Presidency up for grabs, French candidates mount last campaign push
With much of the voting public still undecided, four candidates could reach the runoff.
Paris—As France's unpredictable presidential campaign nears its finish with no clear front-runner, centrist candidate Emmanuel Macron and far-right leader Marine Le Pen hope to rally big crowds in Paris with their rival visions for Europe's future.
Meanwhile, far-left candidate Jean-Luc Melenchon, enjoying a late poll surge, is campaigning on a barge Monday floating through the canals of Paris. And conservative candidate Francois Fillon is taking his tough-on-security campaign to the southern French city of Nice, which was scarred by a deadly truck attack last year that killed 86 people.
The race is being watched internationally as an important gauge of populist sentiment, and the outcome is increasingly uncertain just six days before Sunday's first round vote.
Ms. Le Pen's nationalist rhetoric and Mr. Melenchon's anti-globalization campaign have resonated with French voters sick of the status quo. Mr. Macron, meanwhile, is painting himself as an anti-establishment figure seeking to bury the traditional left-right spectrum that has governed France for decades.
The top two vote-getters Sunday of the 11 candidates on the ballot advance to the May 7 presidential runoff. The latest polls suggest that Le Pen, Macron, Melenchon and Mr.
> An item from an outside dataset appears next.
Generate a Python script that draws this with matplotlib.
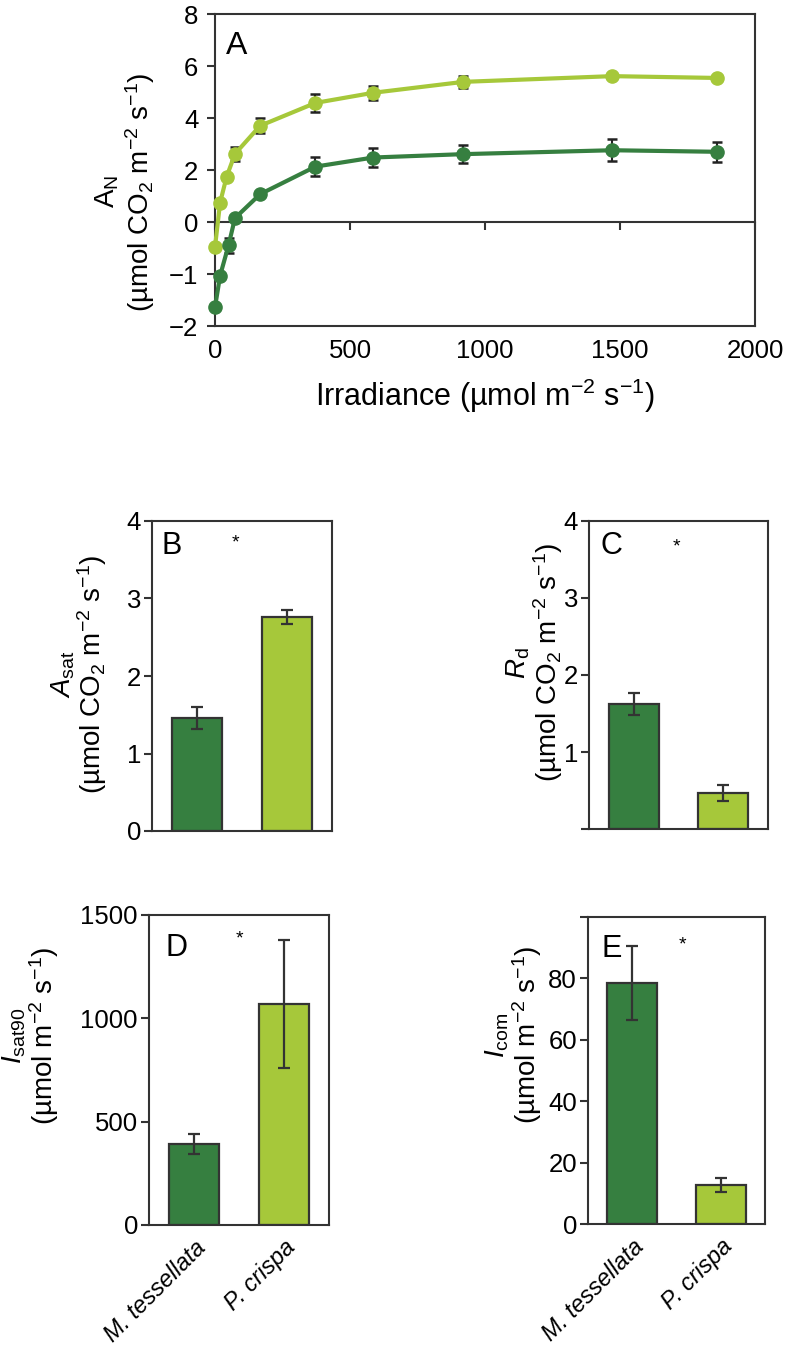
import numpy as np
import matplotlib
matplotlib.use("Agg")
import matplotlib.pyplot as plt

plt.rcParams['font.family'] = ['Liberation Sans', 'DejaVu Sans']
plt.rcParams['mathtext.fontset'] = 'custom'
plt.rcParams['mathtext.rm'] = 'Liberation Sans'
plt.rcParams['mathtext.it'] = 'Liberation Sans:italic'
plt.rcParams['mathtext.default'] = 'rm'

# ---- data ----
irr_light = [0, 19, 43, 74, 167, 372, 586, 920, 1471, 1861]
an_light = [-0.48, 0.75, 1.74, 2.62, 3.70, 4.58, 4.97, 5.39, 5.61, 5.54]
an_light_err = [0.05, 0.08, 0.12, 0.26, 0.29, 0.33, 0.26, 0.24, 0.10, 0.05]
irr_dark = [0, 19, 50, 74, 167, 372, 586, 920, 1471, 1861]
an_dark = [-1.64, -1.03, -0.45, 0.15, 1.07, 2.13, 2.48, 2.61, 2.76, 2.70]
an_dark_err = [0.05, 0.05, 0.15, 0.10, 0.10, 0.37, 0.37, 0.35, 0.43, 0.38]

species = ['M. tessellata', 'P. crispa']
asat = [1.46, 2.76]
asat_err = [0.14, 0.09]
rd = [1.62, 0.47]
rd_err = [0.14, 0.10]
isat90 = [392, 1068]
isat90_err = [50, 310]
icom = [78.6, 12.7]
icom_err = [12.0, 2.3]

dark = '#367f40'
light = '#a6c83a'
edge = '#333333'
TICK = 18.5
LAB = 20

W, H = 787, 1354
fig = plt.figure(figsize=(W / 100, H / 100), dpi=100)


def box(l, r, t, b):
    return [l / W, 1 - b / H, (r - l) / W, (b - t) / H]


def style(ax, pad=2):
    for s in ax.spines.values():
        s.set_color(edge)
        s.set_linewidth(1.5)
    ax.tick_params(axis='y', direction='out', length=6, width=1.5,
                   color=edge, labelsize=TICK, pad=pad)


# ---- panel A ----
ax = fig.add_axes(box(215, 755, 14, 326))
fwd = lambda y: np.where(y < 0, 2 * y, y)
inv = lambda y: np.where(y < 0, y / 2, y)
ax.set_yscale('function', functions=(fwd, inv))
ax.set_ylim(-2, 8)
ax.set_xlim(0, 2000)
ax.set_yticks([-2, -1, 0, 2, 4, 6, 8])
ax.set_yticklabels(['\u22122', '\u22121', '0', '2', '4', '6', '8'])
style(ax, pad=6)
ax.spines['bottom'].set_position(('data', 0))
ax.set_xticks([0, 500, 1000, 1500, 2000])
ax.tick_params(axis='x', direction='out', length=6, width=1.5,
               color=edge, labelbottom=False)
sec = ax.secondary_xaxis(0.0)
sec.set_xticks([0, 500, 1000, 1500, 2000])
sec.tick_params(length=0, labelsize=TICK, pad=9)
sec.spines['bottom'].set_color(edge)
sec.spines['bottom'].set_linewidth(1.5)
sec.set_xlabel('Irradiance (\u00b5mol m$^{\u22122}$ s$^{\u22121}$)',
               fontsize=22, labelpad=10)
for x, y, e, c in [(irr_light, an_light, an_light_err, light),
                   (irr_dark, an_dark, an_dark_err, dark)]:
    ax.errorbar(x, y, yerr=e, fmt='none', ecolor='#222222', elinewidth=1.5,
                capsize=3.8, capthick=1.8, zorder=2)
    ax.plot(x, y, color=c, lw=3, marker='o', ms=9.5, mec=c, zorder=3,
            clip_on=False)
ax.text(0.02, 0.945, 'A', transform=ax.transAxes, fontsize=23,
        va='top', ha='left')
ax.set_ylabel('A$_\\mathregular{N}$\n(\u00b5mol CO$_2$ m$^{\u22122}$ s$^{\u22121}$)',
              fontsize=LAB, linespacing=1.1)
ax.yaxis.set_label_coords(-0.107, 0.43)


# ---- bar panels ----
def bar_panel(rect, vals, errs, ylim, ticks, labels, letter, lpos, star,
              ylab, lab_xy, xlabels=False):
    ax = fig.add_axes(rect)
    ax.bar([0, 1], vals, width=0.56, color=[dark, light], edgecolor=edge,
           linewidth=1.6, zorder=2)
    ax.errorbar([0, 1], vals, yerr=errs, fmt='none', ecolor=edge,
                elinewidth=1.6, capsize=4.5, capthick=1.6, zorder=3)
    ax.set_xlim(-0.5, 1.5)
    ax.set_ylim(*ylim)
    ax.set_yticks(ticks)
    ax.set_yticklabels(labels)
    style(ax)
    ax.set_xticks([0, 1])
    if xlabels:
        ax.set_xticklabels(species, rotation=45, ha='right',
                           rotation_mode='anchor', style='italic',
                           fontsize=17)
        ax.tick_params(axis='x', length=0, pad=8)
    else:
        ax.tick_params(axis='x', length=0, labelbottom=False)
    ax.text(lpos[0], lpos[1], letter, transform=ax.transAxes, fontsize=22,
            va='top', ha='left')
    ax.text(star[0], star[1], '*', fontsize=14, ha='center', va='center')
    ax.set_ylabel(ylab, fontsize=LAB, linespacing=0.95)
    ax.yaxis.set_label_coords(*lab_xy)
    return ax


unit_co2 = '(\u00b5mol CO$_2$ m$^{\u22122}$ s$^{\u22121}$)'
unit_irr = '(\u00b5mol m$^{\u22122}$ s$^{\u22121}$)'

bar_panel(box(152, 332, 521, 831), asat, asat_err, (0, 4), [0, 1, 2, 3, 4],
          ['0', '1', '2', '3', '4'], 'B', (0.055, 0.968), (0.43, 3.72),
          '$\\mathit{A}_\\mathregular{sat}$\n' + unit_co2, (-0.237, 0.505))
bar_panel(box(589, 768, 521, 829), rd, rd_err, (0, 4), [0, 1, 2, 3, 4],
          ['', '1', '2', '3', '4'], 'C', (0.067, 0.968), (0.48, 3.66),
          '$\\mathit{R}_\\mathregular{d}$\n' + unit_co2, (-0.135, 0.54))
bar_panel(box(149, 329, 915, 1225), isat90, isat90_err, (0, 1500),
          [0, 500, 1000, 1500], ['0', '500', '1000', '1500'], 'D',
          (0.09, 0.942), (0.51, 1385),
          '$\\mathit{I}_\\mathregular{sat90}$\n' + unit_irr, (-0.49, 0.61),
          xlabels=True)
bar_panel(box(588, 765, 917, 1224), icom, icom_err, (0, 100),
          [0, 20, 40, 60, 80, 100], ['0', '20', '40', '60', '80', ''], 'E',
          (0.079, 0.946), (0.57, 91),
          '$\\mathit{I}_\\mathregular{com}$\n' + unit_irr, (-0.25, 0.615),
          xlabels=True)

fig.savefig('out.png', dpi=100)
Fillon all have a chance of reaching the runoff – and as many as a third of voters remain undecided.
Socialist candidate Benoit Hamon insisted Monday that he, too, remains a contender.
"Things are evolving," he said on Europe-1 radio.
The Socialists' campaign has suffered from internal divisions and Socialist President Francois Hollande's dismal image – he's so unpopular that he declined to seek a second term.
Macron, a former investment banker well connected in the business world, fended off questions Monday about his elitist image on BFM television.
"The money I earned in my life, I earned it. I have not been given gifts," he said.
He accused rivals of pandering to Russian President Vladimir Putin, and tried to distance himself from Fillon, whose austerity-focused campaign has been damaged by accusations that he misused taxpayer money to pay his wife and children for government jobs that they allegedly did not perform. French investigators are probing the case.
Fillon denies wrongdoing and is focusing instead on security issues that resonate with many voters after two years of deadly attacks across the country. French voters will cast their ballots under a state of emergency that's been repeatedly extended as new violence has hit.
Macron and Le Pen are holding their last big rallies in the Paris region later Monday.